Quick Takes, September 2022

Michael J. Pollard and the magnificent Lee Purcell in Dirty Little Billy
An outlaw origin story and revisionist Western, Stan Dragoti's Dirty Little Billy, from 1972, is a grungier McCabe and Mrs. Miller on Quaaludes. Michael J. Pollard stars as a demythologized and demented Billy the Kid in a film as historically inaccurate as the more mythic biopics. Dirty Little Billy is slow as molasses and virtually plotless with a visual palette that ranges from taupe to soot grey. The first shot is a close-up of a mud puddle and Dragoti seems committed to rub his audiences' faces in the mire. He succeeds somewhat, but it is a dubious achievement. Lee Purcell, as a soiled dove, is the highlight of this woebegone film.

Robert Altman's The Company, from 2003, takes a backstage and barely fictionalized look at Chicago's Joffrey Ballet. The dance sequences are thrilling and Altman's documentary style gives the film some forward momentum. However, the attempt to flesh out the characters, particularly the lovers played by Neve Campbell and James Franco, are sketchy. Malcom McDowell is miscast as an Italian-American artistic director. He nails the character's egoism, but is about as Italian as a crumpet. Despite the plot's deficiencies, dance lovers will find much to enjoy here. Featuring appearances and choreography by Lar Lubovitch and Robert Desrosiers and an interesting musical score by Van Dyke Parks.
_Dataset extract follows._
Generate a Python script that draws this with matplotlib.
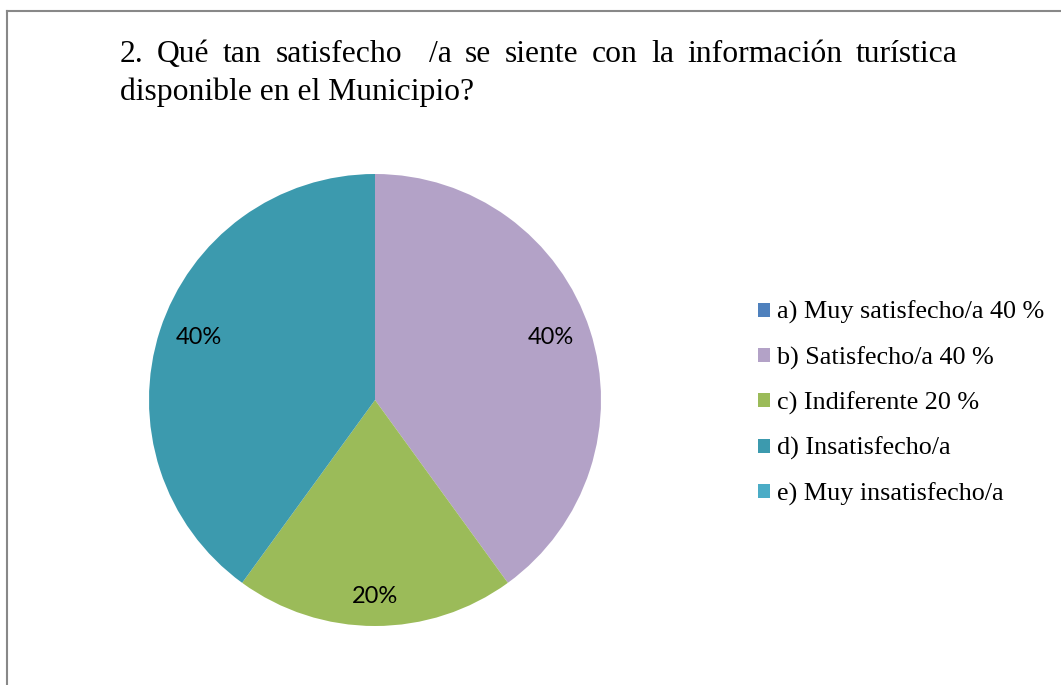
import matplotlib
matplotlib.use("Agg")
import matplotlib.pyplot as plt
from matplotlib.patches import Patch
from matplotlib.lines import Line2D

# datos de la encuesta
categories = ["a) Muy satisfecho/a 40 %", "b) Satisfecho/a 40 %",
              "c) Indiferente 20 %", "d) Insatisfecho/a", "e) Muy insatisfecho/a"]
values = [0, 40, 20, 40, 0]
colors = ["#4F81BD", "#B3A2C7", "#9BBB59", "#3C9AAE", "#4BACC6"]

title_l1 = "2. Qué tan satisfecho  /a se siente con la información turística"
title_l2 = "disponible en el Municipio?"

W, H = 1061, 685
fig = plt.figure(figsize=(W / 100, H / 100), dpi=100)

# pie centered around (375, 400) px, radius ~226 px
cx, cy, r = 375, 400, 226
ax = fig.add_axes([(cx - r) / W, 1 - (cy + r) / H, 2 * r / W, 2 * r / H])

def pct(p):
    return "%d%%" % round(p) if p > 0.5 else ""

wedges, texts, autotexts = ax.pie(values, colors=colors, startangle=90, counterclock=False,
                                  autopct=pct, pctdistance=0.82,
                                  wedgeprops=dict(linewidth=0),
                                  textprops=dict(family="Lato", fontsize=17, color="black"))
ax.set_aspect("equal")
ax.set_xlim(-1, 1)
ax.set_ylim(-1, 1)

# nudge labels to where the original puts them
label_dist = [0.82, 0.82, 0.87, 0.82, 0.82]
label_dy = [0, 0.025, 0, 0.025, 0]
for t, d, dy in zip(autotexts, label_dist, label_dy):
    x, y = t.get_position()
    n = (x * x + y * y) ** 0.5
    if n > 0:
        t.set_position((x / n * d, y / n * d + dy))

# title: first line justified between 120 and 958 px
fs_title = 22.8
renderer = fig.canvas.get_renderer()
words = title_l1.split(" ")
widths = []
for w in words:
    if w:
        t = fig.text(0, 0, w, family="Liberation Serif", fontsize=fs_title)
        widths.append(t.get_window_extent(renderer).width)
        t.remove()
    else:
        widths.append(0)
gap = (958 - 120 - sum(widths)) / (len(words) - 1)
xpos = 120
for w, wd in zip(words, widths):
    if w:
        fig.text(xpos / W, 1 - 62 / H, w, family="Liberation Serif", fontsize=fs_title,
                 ha="left", va="baseline")
    xpos += wd + gap
fig.text(120 / W, 1 - 100 / H, title_l2, family="Liberation Serif", fontsize=fs_title,
         ha="left", va="baseline")

handles = [Patch(facecolor=c, edgecolor="none") for c in colors]
leg = fig.legend(handles, categories, loc="upper left", bbox_to_anchor=(758 / W, 1 - 301 / H),
                 frameon=False, prop=dict(family="Liberation Serif", size=18.8),
                 handlelength=0.46, handleheight=0.46, handletextpad=0.25,
                 labelspacing=0.84, borderaxespad=0, borderpad=0)

# gray frame lines (left and top only visible)
fig.add_artist(Line2D([7 / W, 7 / W], [0, 1 - 11 / H], transform=fig.transFigure,
                      color="#888888", linewidth=1.5))
fig.add_artist(Line2D([7 / W, 1], [1 - 11 / H, 1 - 11 / H], transform=fig.transFigure,
                      color="#888888", linewidth=1.5))

fig.savefig("out.png", dpi=100)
Greg Glienna's Relative Strangers, from 2006, is a rancid retooling of Meet the Parents (which Glienna wrote) and Flirting With Disaster. Uptight yuppie Ron Livingston's birth parents turn out to be Louisiana rednecks Kathy Bates and Danny DeVito. The one note jokes land with a thud and there is little the talented cast (Edward Herrmann, Christine Baranski, Neve Campbell, Beverly D'Angelo, Bob Odenkirk) can do amidst the ham handed direction.

Jordan Harris and Andrew Schrader's The Age of Reason, from 2014, is a portrait of Texas teenage suburban anomie. The acting is amateurish, except for Tom Sizemore's drunken Dad, but the direction and editing show assurance. Too overly derivative of the work of Richard Linklater to earn my seal of approval, the film still shows signs of promise. 

Abbas Kiarostami's Close Up, from 1990, is a peculiar docu-drama concerning Hossein Sabzian, an Iranian who impersonated film director Mohnsen Makhmalbaf and his subsequent trial. The participants play themselves in recreations. The trial, with the judge playing to the camera a la Joseph Welch, is actual footage. It drags the film a bit, but Close Up finds Kiarostami at his most playful.

A two hour commercial for the US Air Force circa 1955, Anthony Mann's Strategic Air Command contains feeble humor, gorgeous VistaVision footage of B36s and B47s in flight, real life bomber pilot Jimmy Stewart, and June Allyson. A must for fans of vintage aviation, otherwise eminently skippable. My wife and I often play a game we call "Schlock, Schmaltz or Kitsch". Victor Young's score is schmaltz. Strategic Air Command verges on kitsch.

My wife is from Indiana, Pennsylvania, hometown to Mr. Stewart growing up and site of The Jimmy Stewart Museum. On the town's main thoroughfare, Philadelphia Street, the crosswalks are linked with the voice of a Stewart imitator (Rich Little?) telling you when it is safe to walk.